Amazon keeps reminding us that it’s the most dangerous company in tech (AMZN)

Author

Matt Weinberger

March 1, 2017

There’s a great part at the beginning of the movie “Raiders of the Lost Ark,” where, in a moment of triumph, the villainous Belloq gloats to Indiana Jones that “again we see there is nothing you can possess which I cannot take away.”

If I were Amazon CEO Jeff Bezos, I would get this quote inscribed on a wall plaque in my office. 

That’s not to imply in any way that Bezos is a villain. But to his competitors, the Amazon CEO and founder is proving frustratingly adept at eating into their businesses.

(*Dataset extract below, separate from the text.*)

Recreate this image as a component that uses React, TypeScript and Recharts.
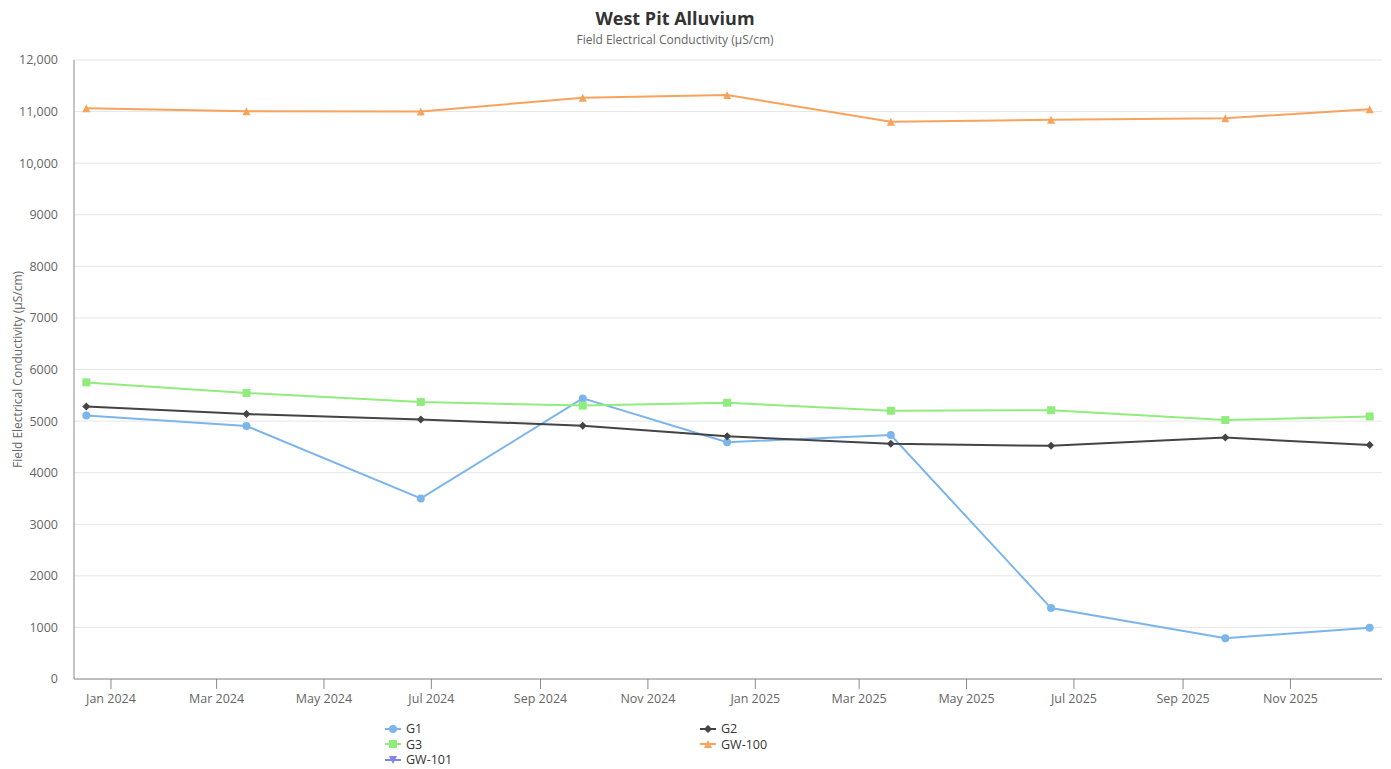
import { CartesianGrid, Line, LineChart, XAxis, YAxis } from "recharts";

const sampleDates = [
  "2023-12-18",
  "2024-03-18",
  "2024-06-25",
  "2024-09-25",
  "2024-12-16",
  "2025-03-19",
  "2025-06-18",
  "2025-09-25",
  "2025-12-16",
];
const g1 = [5110, 4905, 3500, 5440, 4590, 4730, 1375, 790, 995];
const g2 = [5285, 5135, 5030, 4910, 4705, 4560, 4520, 4680, 4535];
const g3 = [5750, 5545, 5370, 5300, 5355, 5200, 5210, 5020, 5090];
const gw100 = [11065, 11005, 11000, 11270, 11320, 10805, 10840, 10870, 11045];
const gw101: (number | null)[] = [];

const tickMonths = [
  "2024-01-01",
  "2024-03-01",
  "2024-05-01",
  "2024-07-01",
  "2024-09-01",
  "2024-11-01",
  "2025-01-01",
  "2025-03-01",
  "2025-05-01",
  "2025-07-01",
  "2025-09-01",
  "2025-11-01",
];
const yTicks = [0, 1000, 2000, 3000, 4000, 5000, 6000, 7000, 8000, 9000, 10000, 11000, 12000];
const xRange = ["2023-12-11", "2025-12-23"];
const monthNames = ["Jan", "Feb", "Mar", "Apr", "May", "Jun", "Jul", "Aug", "Sep", "Oct", "Nov", "Dec"];

const ts = (s: string) => new Date(s + "T00:00:00Z").getTime();

const data = sampleDates.map((d, i) => ({
  t: ts(d),
  G1: g1[i],
  G2: g2[i],
  G3: g3[i],
  GW100: gw100[i],
  GW101: gw101[i] ?? null,
}));

const series = [
  { key: "G1", name: "G1", color: "#7cb5ec", shape: "circle" },
  { key: "G2", name: "G2", color: "#434348", shape: "diamond" },
  { key: "G3", name: "G3", color: "#90ed7d", shape: "square" },
  { key: "GW100", name: "GW-100", color: "#f7a35c", shape: "triangle" },
  { key: "GW101", name: "GW-101", color: "#8085e9", shape: "triangle-down" },
];

const FONT = "'Open Sans', 'Noto Sans', sans-serif";

function Marker({ shape, color, cx, cy }: any) {
  const r = 4;
  if (shape === "circle") return <circle cx={cx} cy={cy} r={r} fill={color} />;
  if (shape === "square") return <rect x={cx - r} y={cy - r} width={r * 2} height={r * 2} fill={color} />;
  if (shape === "diamond")
    return <polygon points={`${cx},${cy - r} ${cx + r},${cy} ${cx},${cy + r} ${cx - r},${cy}`} fill={color} />;
  if (shape === "triangle")
    return <polygon points={`${cx},${cy - r} ${cx + r},${cy + r} ${cx - r},${cy + r}`} fill={color} />;
  return <polygon points={`${cx - r},${cy - r} ${cx + r},${cy - r} ${cx},${cy + r}`} fill={color} />;
}

const makeDot = (shape: string, color: string) => (props: any) => {
  const { cx, cy, index } = props;
  if (cx == null || cy == null || props.value == null) return <g key={`e${index}`} />;
  return (
    <g key={`d${index}`}>
      <Marker shape={shape} color={color} cx={cx} cy={cy} />
    </g>
  );
};

const fmtMonth = (v: number) => {
  const d = new Date(v);
  return `${monthNames[d.getUTCMonth()]} ${d.getUTCFullYear()}`;
};
const fmtY = (v: number) => (v >= 10000 ? v.toLocaleString("en-US") : String(v));

function YLabel({ viewBox }: any) {
  const x = viewBox.x + 3;
  const y = viewBox.y + viewBox.height / 2;
  return (
    <text
      x={x}
      y={y}
      transform={`rotate(-90 ${x} ${y})`}
      textAnchor="middle"
      dominantBaseline="central"
      fill="#666"
      fontSize={12}
      fontFamily={FONT}
    >
      Field Electrical Conductivity (µS/cm)
    </text>
  );
}

function LegendItem({ s }: any) {
  return (
    <div style={{ display: "flex", alignItems: "center", height: 15.5, lineHeight: "15px" }}>
      <svg width={16} height={12} style={{ marginRight: 5 }}>
        <line x1={0} y1={6} x2={16} y2={6} stroke={s.color} strokeWidth={2} />
        <Marker shape={s.shape} color={s.color} cx={8} cy={6} />
      </svg>
      <span>{s.name}</span>
    </div>
  );
}

export default function App() {
  const left = series.filter((_, i) => i % 2 === 0);
  const right = series.filter((_, i) => i % 2 === 1);
  return (
    <div
      style={{
        position: "absolute",
        left: 0,
        top: 0,
        width: 1391,
        height: 769,
        background: "#fff",
        fontFamily: FONT,
        overflow: "hidden",
      }}
    >
      <div
        style={{
          position: "absolute",
          left: 0,
          width: 1350,
          top: 6,
          textAlign: "center",
          fontSize: 18,
          fontWeight: 700,
          color: "#333",
        }}
      >
        West Pit Alluvium
      </div>
      <div
        style={{
          position: "absolute",
          left: 0,
          width: 1350,
          top: 31,
          textAlign: "center",
          fontSize: 12,
          color: "#666",
        }}
      >
        Field Electrical Conductivity (µS/cm)
      </div>

      <div style={{ position: "absolute", left: 0, top: 0 }}>
        <LineChart width={1391} height={769} data={data} margin={{ top: 60, right: 9, bottom: 60, left: 14 }}>
          <CartesianGrid vertical={false} stroke="#e6e6e6" />
          <XAxis
            dataKey="t"
            type="number"
            scale="time"
            height={30}
            domain={[ts(xRange[0]), ts(xRange[1])]}
            ticks={tickMonths.map(ts)}
            tickFormatter={fmtMonth}
            stroke="#8a8a8a"
            tickSize={10}
            tickMargin={5}
            tick={{ fill: "#666", fontSize: 12.5, fontFamily: FONT }}
            allowDataOverflow
          />
          <YAxis
            width={60}
            domain={[0, 12000]}
            ticks={yTicks}
            tickFormatter={fmtY}
            stroke="#8a8a8a"
            tickLine={false}
            tickSize={0}
            tickMargin={16}
            tick={{ fill: "#666", fontSize: 12.5, fontFamily: FONT }}
            label={<YLabel />}
          />
          {series.map((s) => (
            <Line
              key={s.key}
              dataKey={s.key}
              name={s.name}
              stroke={s.color}
              strokeWidth={2}
              type="linear"
              dot={makeDot(s.shape, s.color)}
              activeDot={false}
              isAnimationActive={false}
            />
          ))}
        </LineChart>
      </div>

      <div style={{ position: "absolute", left: 385, top: 721, fontSize: 12.5, color: "#333" }}>
        {left.map((s) => (
          <LegendItem key={s.key} s={s} />
        ))}
      </div>
      <div style={{ position: "absolute", left: 700, top: 721, fontSize: 12.5, color: "#333" }}>
        {right.map((s) => (
          <LegendItem key={s.key} s={s} />
        ))}
      </div>
    </div>
  );
}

Just this week, for instance: 

  • The Information reported that Amazon Web Services is at work on upgrading its productivity software, with an eye towards taking on Microsoft Office 365 and Google’s G Suite. Amazon declined to comment, but the report does come just a week after AWS launched Chime, its own take on Skype.
  • The Amazon Alexa voice assistant now has 10,000 “skills,” including the ability to place a Starbucks order or track a UPS package by talking to your phone or Amazon Echo device. That’s double the 5,000 skills it had in December 2016. And it’s a reflection of Amazon’s strength in voice assistants, which could spell trouble for Google most of all.
  • Amazon restructured its affiliate program, which gives money to website operators based on the traffic they drive to Amazon, halving the fees it pays out for sales of electronics. Media websites like Business Insider and Wirecutter (a New York Times subsidiary) rely on Amazon affiliate links for a portion of revenue. 

And that’s beyond the broader moves Amazon has made in the last year or so, including, but not limited to, competing with FedEx and UPS by moving into logistics and delivery and putting pressure on Google and Facebook by digging in on online advertising.

Amazon

Not to mention that Amazon is fighting Microsoft and Google in the ongoing cloud computing wars. Or the back-and-forth with Walmart over free shipping minimums. Or the fact that Amazon Prime Video is taking business away from physical retail stores. Or that Amazon is launching a line of $10 bras to fight Target and Walmart. Or that Amazon is taking on Grubhub for restaurant delivery.

In short, in often seems that Amazon is fighting everybody, all the time. 

The scary part

Scarier still for competitors, Amazon’s business model gives it a tremendous edge: With Amazon Prime, especially, Amazon makes it easier to buy physical and digital goods, to the point where you’d never even think to look elsewhere. From there, the company can sell at razor-thin margins, because once you’re hooked, you’ll buy at volume. 

And in the same way that Facebook has shown that it’s willing to just straight-up copy competitors like Snapchat if it serves its ends, Amazon has made it clear that nothing is off limits. While a crazy experiment with Wells Fargo to offer student loans through Amazon ended after only six weeks, it shows that the retail giant is willing to sell anything.

Indeed, Amazon is willing to try stuff and fail. Just weeks after the Amazon Fire Phone was declared a flop, Amazon debuted the Echo, a surprise hit that left Google, Apple, and Microsoft scrambling to catch up. Meanwhile, every Alexa-powered device sold is another happy Amazon customer, across retail and digital music.

So to boil it down, Amazon will sell anything, to anyone, at a cheaper price than anybody else can afford — and isn’t afraid to burn money in search of new markets.

For instance, and as pointed out by a commenter on Hacker News, it’s possible that the tweaks to affiliate revenue are a sign that Amazon got what it wanted from websites that promote its electronics, and is now dialing the revenue back to drive more traffic back to its site directly. 

That’s long been the Amazon way, and this week gave us a clear sign that Jeff Bezos’ so-called “everything store” isn’t slowing down in its old age.

A famous quote on competition that’s long been attributed to Bezos is that “your margin is my opportunity.”

Or, in the words of Belloq, from the 1981 Raiders film, “once again, Jones, what was briefly yours is now mine.”